Warning : this topic concerns metals only.

The calculation of bulk transport quantities (electrical and thermal resistivities - the part that is determined by the electron-phonon interaction) is possible using anaddb. Analogous quantities are obtained from the conducti post-processor, but due to electron-electron scattering, instead of electron-phonon.

A preliminary calculation of the derivatives of the wavefunctions with respect to k-vector must be carried out. After generating a GKK file (see topic_ElPhonInt), the Electron-Phonon Coupling (EPC) analysis is performed in anaddb, setting elphflag variable to 1. Most of the procedure is automatic, but can be lengthy if a large number of k-points is being used.

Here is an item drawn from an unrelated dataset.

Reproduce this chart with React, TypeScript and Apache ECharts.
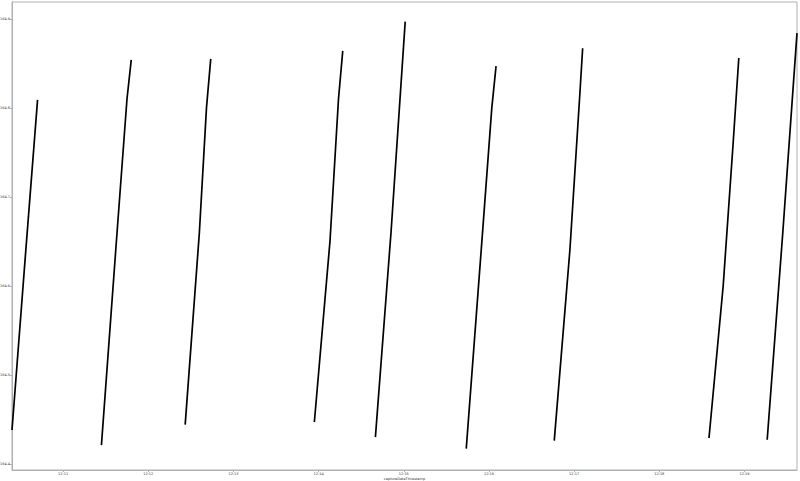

For the superconductivity calculations, The electron-phonon interaction is interpolated in reciprocal space, then integrated over the Fermi surface to give the Eliashberg function. Several quadrature methods are available. The default (telphint=1) is to use Gaussian weighting, with a width elphsmear. Another option is the improved tetrahedron [Bloechl1994a] (telphint=0). Finally (telphint=2), one can integrate a given set of electron bands, between ep_b_max and ep_b_min. The resulting integrated quantities are the Eliashberg function (in a file suffixed _A2F), and the EPC strength λ which is printed in the main output file.

The transport calculation is turned on by setting ifltransport to 1 in anaddb. The transport quantities depend on the Fermi velocity for each band, and the electronic band-dependence of the matrix elements must be preserved before integration, by setting ep_keepbands to 1. This increases the memory used, by the square of the number of bands crossing EF. The results are the transport Eliashberg function (in file _A2F_TR), the electrical resistivity (in file _RHO), and the thermal conductivity (in file _WTH).

It is also possible to consider the temperature dependence of the Fermi energy: cubic spline interpolation (ep_nspline) enables to linearly interpolate the transport arrays and reduce the memory usage. Besides setting the Fermi level with elph_fermie (in Hartree), it is also possible to specify the extra electrons per unit cell, (i.e., the doping concentration often expressed in cm-3) with ep_extrael.

Some details about the calculation of electron-phonon quantities in ABINIT and ANADDB can be found here.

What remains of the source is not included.